Of course, the fact that kids in many states appear to be much smarter on state tests than on NAEP is not news to most of us. Lots of folks have talked about it, and some use the gap to push for a national testing system or some NAEP-NCLB linkage. I don't think that's happening anytime soon. Why not? As Feller puts it: "The state tests have consequences for schools. The federal test does not."

But it's good to be reminded of how big the gap is: 30, 40 or 50 percentage points lower on the federal exam.Feller calls out some states you'd expect -- Mississippi, Colorado, West Virginia -- and some you wouldn't like North Carolina for large gaps between state and NAEP results. I never knew the NC state tests were set that low. Nor did I know that some states have higher requirements than NAEP, and kids do better on NAEP than on the state tests.
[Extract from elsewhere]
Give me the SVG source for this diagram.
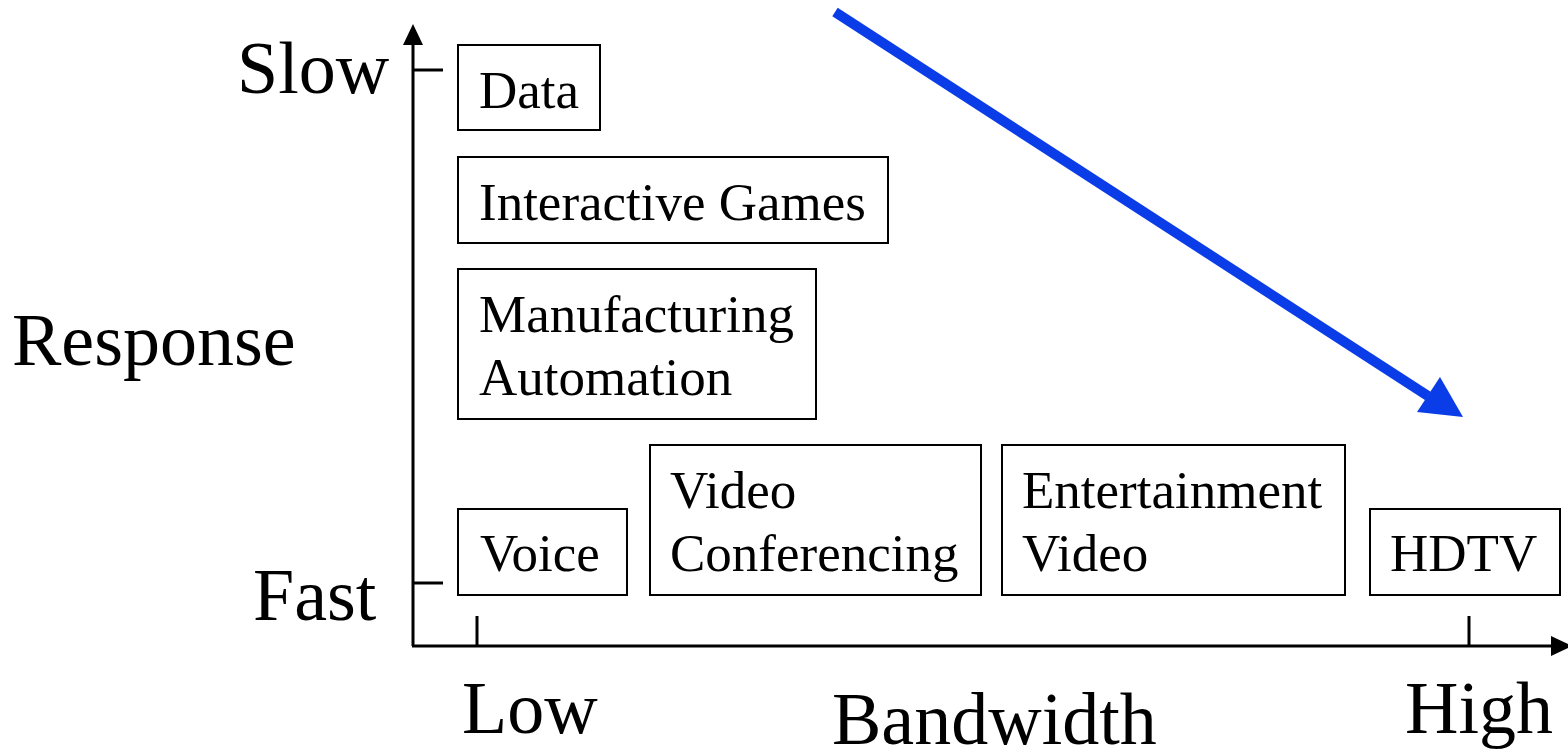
<svg xmlns="http://www.w3.org/2000/svg" width="1568" height="752" viewBox="0 0 1568 752">
<style>
.box{fill:#fff;stroke:#000;stroke-width:2}
.t{font-family:"Liberation Serif","Times New Roman",serif;font-size:53px;fill:#000}
.ax{font-family:"Liberation Serif","Times New Roman",serif;font-size:74px;fill:#000}
.axis{stroke:#000;stroke-width:3;fill:none}
</style>
<rect width="1568" height="752" fill="#fff"/>
<g id="axes">
<line class="axis" x1="413" y1="646" x2="413" y2="42"/>
<polygon points="403,45 413,24 423,45" fill="#000"/>
<line class="axis" x1="412" y1="646" x2="1552" y2="646"/>
<polygon points="1551,636 1572,646 1551,656" fill="#000"/>
<line class="axis" x1="413" y1="70" x2="443" y2="70"/>
<line class="axis" x1="413" y1="583" x2="443" y2="583"/>
<line class="axis" x1="477" y1="616" x2="477" y2="646"/>
<line class="axis" x1="1469" y1="616" x2="1469" y2="646"/>
<text class="ax" x="237" y="93">Slow</text>
<text class="ax" x="12" y="365">Response</text>
<text class="ax" x="253" y="620">Fast</text>
<text class="ax" x="462" y="733">Low</text>
<text class="ax" x="832" y="744">Bandwidth</text>
<text class="ax" x="1405" y="733">High</text>
</g>
<g id="data"><rect class="box" x="458" y="45" width="142" height="85"/><text class="t" x="479" y="108">Data</text></g>
<g id="games"><rect class="box" x="458" y="157" width="430" height="86"/><text class="t" x="479" y="220">Interactive Games</text></g>
<g id="manufacturing"><rect class="box" x="458" y="269" width="358" height="150"/><text class="t" x="479" y="332">Manufacturing</text><text class="t" x="479" y="395">Automation</text></g>
<g id="voice"><rect class="box" x="458" y="509" width="169" height="86"/><text class="t" x="480" y="571">Voice</text></g>
<g id="videoconf"><rect class="box" x="650" y="445" width="331" height="150"/><text class="t" x="670" y="508">Video</text><text class="t" x="670" y="571">Conferencing</text></g>
<g id="entertainment"><rect class="box" x="1002" y="445" width="343" height="150"/><text class="t" x="1022" y="508">Entertainment</text><text class="t" x="1022" y="571">Video</text></g>
<g id="hdtv"><rect class="box" x="1370" y="509" width="190" height="86"/><text class="t" x="1390" y="571">HDTV</text></g>
<g id="connectors">
<line x1="835" y1="12" x2="1428" y2="396" stroke="#0a3de8" stroke-width="10"/>
<polygon points="1463,417 1417,412 1440,377" fill="#0a3de8"/>
</g>
</svg>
Interestingly, the report isn't really about the NAEP-state gap. Its focus is on whether anyone's making progress on NAEP from 2003 to 2005, by state. "Most states have made progress in raising achievement in the elementary grades, but secondary schools still struggle to close gaps between poor and minority students and their White and more affluent peers."

Primary Progress, Secondary Challenge (PDF).

1 Comments:

Anonymous Bob said...

Alexander,

As one who has followed the NAEP achievement levels fairly closely since their inception, I find the continual NAEP-state gap discussion fairly infuriating. I have two main problems with it. First, why is the assumption always that the NAEP levels are right and the state levels are wrong? Yes, there is the suspicion that states are low-balling their standards so they look better. But there is no evidence that the NAEP levels reflect "grade-level" performance, as Susan Aspey says in Ben Feller's piece. In fact, there's plenty of evidence that the NAEP levels are unreasonably high. As an NRC committee found, NAGB chose to lower the levels in science because TIMSS had just come out showing that US students performed pretty well compared with other students, and nobody would have believed NAEP results that showed that virtually no US student was advanced in science.

Second, the levels might be different because NAEP and state tests are *different tests*! Just because they both measure "math" doesn't mean they measure the same things. Although there are doubts that state tests are truly aligned with state standards, at least they are designed to measure those standards. States don't pretend to align their tests with NAEP. And NAEP is generally broader than state tests because the framework on which it is based represents a consensus among all states. When people tried to discredit Texas by pointing out that gains on the state test were not matched by gains on NAEP, they failed to point out that Texas did show gains on the parts of NAEP that matched their state test.

In addition to these issues, tere are also serious technical problems with the NAEP achievement levels, which many testing experts have found. NCES includes a disclaimer about the levels, yet reports them anyway.

I hope you're right that a NAEP-NCLB linkage won't happen anytime soon.